Comparing Acquisitive Crime to Rape
The logic of victim blaming says that by being in a certain place, or wearing a certain thing, or consuming a certain substance, or being in a certain relationship, a woman has forfeited protections against violence. Placing responsibility with victims of sexual violence rather than perpetrators is an obvious and grotesque injustice to those who have been abused or attacked, but there’s also a secondary and more widespread effect that applies to all women: by laying out a set of “acceptable” and “unacceptable” behaviours, victim blaming tells women what they may and may not do, and that the punishment for crossing the line could well be rape.
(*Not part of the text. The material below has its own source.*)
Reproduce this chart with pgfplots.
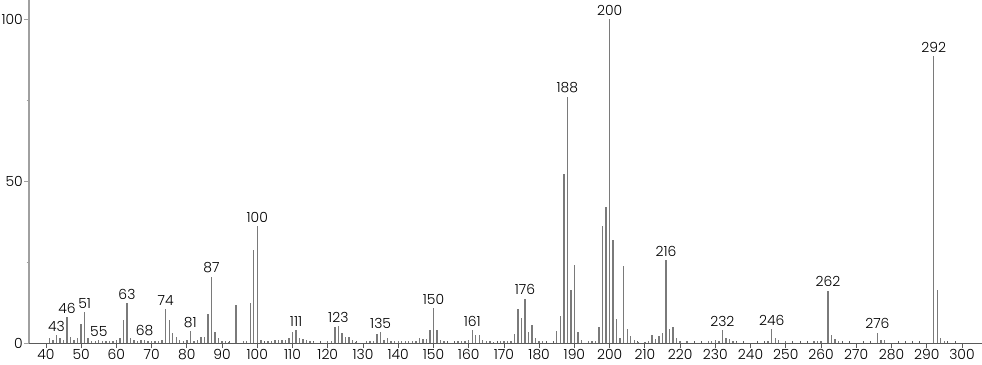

But when campaigns such as EVB object to this grotesque logic, there’s a certain refrain that rises up in response, self-satisfied in the belief in its own commonsense: “But shouldn’t we tell women how to avoid becoming victims of crime?” it says. “Don’t we tell people to conceal their possessions to protect themselves from robbery? Isn’t advising women against wearing a short skirt just like advising people not to leave a laptop on display in a parked car?”
You yourself may even find this plausible, but it rests on a fundamental error about what rape is. Rape is not a property crime: it is a violent physical assault. So for the next time someone suggests that telling women to protect themselves against rape is the same as advising people to hide valuable property, here’s a helpful list of ways in which a laptop is not like a vagina.
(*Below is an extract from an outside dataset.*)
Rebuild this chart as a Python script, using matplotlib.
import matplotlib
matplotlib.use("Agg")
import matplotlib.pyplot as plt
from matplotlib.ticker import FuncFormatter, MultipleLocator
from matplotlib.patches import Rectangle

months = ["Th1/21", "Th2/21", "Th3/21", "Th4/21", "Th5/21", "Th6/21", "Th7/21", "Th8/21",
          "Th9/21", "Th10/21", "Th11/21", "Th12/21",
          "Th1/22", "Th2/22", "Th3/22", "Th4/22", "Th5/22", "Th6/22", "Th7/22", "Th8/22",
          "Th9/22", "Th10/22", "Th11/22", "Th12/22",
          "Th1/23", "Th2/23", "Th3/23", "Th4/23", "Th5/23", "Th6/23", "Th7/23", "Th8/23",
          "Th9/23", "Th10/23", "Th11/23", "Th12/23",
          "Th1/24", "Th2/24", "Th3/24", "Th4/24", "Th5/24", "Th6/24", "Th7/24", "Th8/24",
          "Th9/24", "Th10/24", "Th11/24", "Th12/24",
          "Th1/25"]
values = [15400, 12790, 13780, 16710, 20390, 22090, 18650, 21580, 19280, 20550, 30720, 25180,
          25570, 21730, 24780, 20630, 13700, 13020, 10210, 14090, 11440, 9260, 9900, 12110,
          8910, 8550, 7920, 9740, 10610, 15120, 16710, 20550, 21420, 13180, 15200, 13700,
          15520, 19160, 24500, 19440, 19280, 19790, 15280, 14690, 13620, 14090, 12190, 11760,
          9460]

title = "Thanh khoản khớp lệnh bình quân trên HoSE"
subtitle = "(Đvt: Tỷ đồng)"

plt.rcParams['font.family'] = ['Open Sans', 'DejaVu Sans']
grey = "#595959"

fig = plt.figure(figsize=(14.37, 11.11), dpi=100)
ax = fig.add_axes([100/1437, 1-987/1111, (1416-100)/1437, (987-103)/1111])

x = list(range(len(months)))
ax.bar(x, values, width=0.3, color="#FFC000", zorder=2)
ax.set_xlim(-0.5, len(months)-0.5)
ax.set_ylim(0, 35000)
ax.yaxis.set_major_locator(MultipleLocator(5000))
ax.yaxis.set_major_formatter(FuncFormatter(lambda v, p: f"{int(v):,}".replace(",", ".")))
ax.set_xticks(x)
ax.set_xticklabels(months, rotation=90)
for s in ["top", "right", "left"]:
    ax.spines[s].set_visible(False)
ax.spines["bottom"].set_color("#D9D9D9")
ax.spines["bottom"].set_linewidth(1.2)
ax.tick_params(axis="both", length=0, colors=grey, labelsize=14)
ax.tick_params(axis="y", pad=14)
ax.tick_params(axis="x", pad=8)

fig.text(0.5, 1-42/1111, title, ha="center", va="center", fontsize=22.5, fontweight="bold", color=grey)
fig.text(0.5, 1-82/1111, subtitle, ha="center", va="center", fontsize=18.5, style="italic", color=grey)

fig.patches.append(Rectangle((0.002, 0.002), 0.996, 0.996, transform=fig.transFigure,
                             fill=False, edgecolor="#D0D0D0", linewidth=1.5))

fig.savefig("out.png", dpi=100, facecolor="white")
1. Not every car contains a vagina
When you carefully tuck your high-value portable property under the passenger seat, it’s because you don’t want potential thieves to know it’s there. But draping your vagina in a floor length modesty frock is unlikely to persuade anyone that don’t have one, and therefore might not be worth violating. This is not a quantum mechanics problem. Schödinger’s fanny is not a thing.
2. A laptop is a portable electronic device, a vagina is a body part
Does it whir? Does it make small clicking sounds? Can it be placed in a briefcase and carried around separately to its owner? That is a laptop. Is it a fibromuscular tubular tract located between a woman’s thighs? Vagina. Taking the former from a car would be an act of theft. Penetrating the latter without the woman’s consent would be a physical assault – and that’s true even if the woman has behaved in a way that makes it obvious that she has a vagina and sometimes uses it for fun. No one says to the victim of a beating: “Well, anyone could see you had arms. You were just asking to have them broken with all the waving you do.”
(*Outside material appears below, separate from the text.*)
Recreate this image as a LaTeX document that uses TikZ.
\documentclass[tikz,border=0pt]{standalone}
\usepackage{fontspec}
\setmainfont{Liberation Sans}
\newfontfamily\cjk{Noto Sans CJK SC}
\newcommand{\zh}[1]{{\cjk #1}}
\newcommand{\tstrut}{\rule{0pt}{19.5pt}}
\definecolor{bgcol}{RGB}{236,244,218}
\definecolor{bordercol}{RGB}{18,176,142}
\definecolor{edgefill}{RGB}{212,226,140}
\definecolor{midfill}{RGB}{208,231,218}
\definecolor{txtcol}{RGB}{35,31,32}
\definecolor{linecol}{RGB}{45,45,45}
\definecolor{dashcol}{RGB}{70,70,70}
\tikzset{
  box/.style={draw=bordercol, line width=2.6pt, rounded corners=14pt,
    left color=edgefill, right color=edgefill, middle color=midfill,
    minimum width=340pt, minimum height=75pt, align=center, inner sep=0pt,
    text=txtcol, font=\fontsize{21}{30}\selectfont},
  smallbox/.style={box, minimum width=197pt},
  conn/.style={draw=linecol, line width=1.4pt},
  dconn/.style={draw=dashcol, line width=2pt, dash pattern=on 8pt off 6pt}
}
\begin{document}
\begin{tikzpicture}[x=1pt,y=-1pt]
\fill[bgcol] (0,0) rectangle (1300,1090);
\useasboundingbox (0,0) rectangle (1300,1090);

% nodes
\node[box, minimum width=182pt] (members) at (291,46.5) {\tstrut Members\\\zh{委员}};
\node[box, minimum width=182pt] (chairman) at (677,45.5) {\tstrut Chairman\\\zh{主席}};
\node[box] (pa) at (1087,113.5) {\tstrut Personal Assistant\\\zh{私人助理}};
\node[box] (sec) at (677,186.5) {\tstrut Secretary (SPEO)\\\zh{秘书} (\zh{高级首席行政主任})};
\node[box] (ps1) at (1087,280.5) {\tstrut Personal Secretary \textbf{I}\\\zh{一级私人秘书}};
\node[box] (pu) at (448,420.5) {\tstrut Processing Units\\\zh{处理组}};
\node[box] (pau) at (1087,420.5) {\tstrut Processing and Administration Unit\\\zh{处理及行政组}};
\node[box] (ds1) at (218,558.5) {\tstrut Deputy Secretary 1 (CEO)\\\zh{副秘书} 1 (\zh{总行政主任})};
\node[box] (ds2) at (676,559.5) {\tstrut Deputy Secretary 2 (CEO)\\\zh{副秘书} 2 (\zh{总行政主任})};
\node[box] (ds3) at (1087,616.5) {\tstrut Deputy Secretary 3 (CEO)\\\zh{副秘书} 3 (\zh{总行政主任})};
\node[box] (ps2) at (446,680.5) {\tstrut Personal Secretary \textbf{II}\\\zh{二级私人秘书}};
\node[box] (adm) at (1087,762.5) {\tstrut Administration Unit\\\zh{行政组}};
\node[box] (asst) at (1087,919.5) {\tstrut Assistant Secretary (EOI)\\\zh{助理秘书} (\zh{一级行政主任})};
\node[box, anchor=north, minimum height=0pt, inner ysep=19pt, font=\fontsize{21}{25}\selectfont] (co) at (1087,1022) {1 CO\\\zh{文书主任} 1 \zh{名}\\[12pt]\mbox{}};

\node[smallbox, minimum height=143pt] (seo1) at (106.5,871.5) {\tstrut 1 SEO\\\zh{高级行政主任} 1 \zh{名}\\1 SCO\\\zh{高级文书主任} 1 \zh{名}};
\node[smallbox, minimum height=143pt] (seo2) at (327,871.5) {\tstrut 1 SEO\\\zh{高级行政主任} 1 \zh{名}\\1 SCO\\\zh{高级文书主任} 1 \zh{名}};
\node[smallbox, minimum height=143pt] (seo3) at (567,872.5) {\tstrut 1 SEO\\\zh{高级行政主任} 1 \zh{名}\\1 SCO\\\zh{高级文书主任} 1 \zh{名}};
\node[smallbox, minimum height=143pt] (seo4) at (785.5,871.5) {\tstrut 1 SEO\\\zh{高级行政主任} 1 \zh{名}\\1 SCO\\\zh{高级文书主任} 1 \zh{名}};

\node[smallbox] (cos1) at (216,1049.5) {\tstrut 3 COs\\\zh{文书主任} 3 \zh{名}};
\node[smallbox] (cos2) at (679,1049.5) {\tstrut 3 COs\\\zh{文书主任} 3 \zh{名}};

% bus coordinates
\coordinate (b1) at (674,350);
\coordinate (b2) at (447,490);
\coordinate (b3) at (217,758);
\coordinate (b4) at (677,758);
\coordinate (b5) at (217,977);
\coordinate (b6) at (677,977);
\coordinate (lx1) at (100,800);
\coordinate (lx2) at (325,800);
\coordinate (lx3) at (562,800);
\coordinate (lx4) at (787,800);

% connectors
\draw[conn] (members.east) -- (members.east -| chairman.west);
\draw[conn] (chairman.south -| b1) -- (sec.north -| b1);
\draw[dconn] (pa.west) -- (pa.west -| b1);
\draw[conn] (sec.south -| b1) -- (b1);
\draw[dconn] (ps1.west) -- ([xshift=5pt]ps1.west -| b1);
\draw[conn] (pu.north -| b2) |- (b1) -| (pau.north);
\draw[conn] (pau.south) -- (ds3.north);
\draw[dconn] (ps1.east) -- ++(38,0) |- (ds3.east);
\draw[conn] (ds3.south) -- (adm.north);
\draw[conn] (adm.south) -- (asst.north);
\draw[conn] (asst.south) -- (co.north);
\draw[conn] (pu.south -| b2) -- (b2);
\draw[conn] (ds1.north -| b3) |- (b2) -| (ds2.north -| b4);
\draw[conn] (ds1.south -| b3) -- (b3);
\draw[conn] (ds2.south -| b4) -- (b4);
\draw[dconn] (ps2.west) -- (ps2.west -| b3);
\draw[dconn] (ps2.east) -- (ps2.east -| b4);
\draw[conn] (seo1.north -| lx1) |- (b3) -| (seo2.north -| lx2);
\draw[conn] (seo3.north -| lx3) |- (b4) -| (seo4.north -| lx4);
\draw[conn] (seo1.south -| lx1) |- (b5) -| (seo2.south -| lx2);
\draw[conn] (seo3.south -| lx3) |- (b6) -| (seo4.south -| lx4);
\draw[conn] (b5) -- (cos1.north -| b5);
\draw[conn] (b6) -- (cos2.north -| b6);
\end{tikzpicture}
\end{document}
3. You can’t insure a vagina
Having your car broken into and your valuables taken sucks. But, understanding that this is a world where some people can be driven to desperate acts for small rewards, you might make a heavy sigh and sweep up the glass, and then go and put in your insurance claim. Being raped is worse than that. There is no insurance that lets you claim back the state of being not-raped. There’s no cloud backup to restore your pre-rape internal data. You’ve been raped, and that is profoundly horrible.
The idea of rape as a property crime belongs to the pre-feminist era when women were permitted to own nothing apart from that abstract quality called “honour”. Now – oh fortunate modern females! – we are understood to have to rights to all sorts of things, including the right to decide who we do or don’t want in our own orifices. And that’s a right that cannot be forfeited under any circumstance. Whatever we’ve drunk, however we’re dressed and whoever we’ve kissed, a vagina is never a laptop.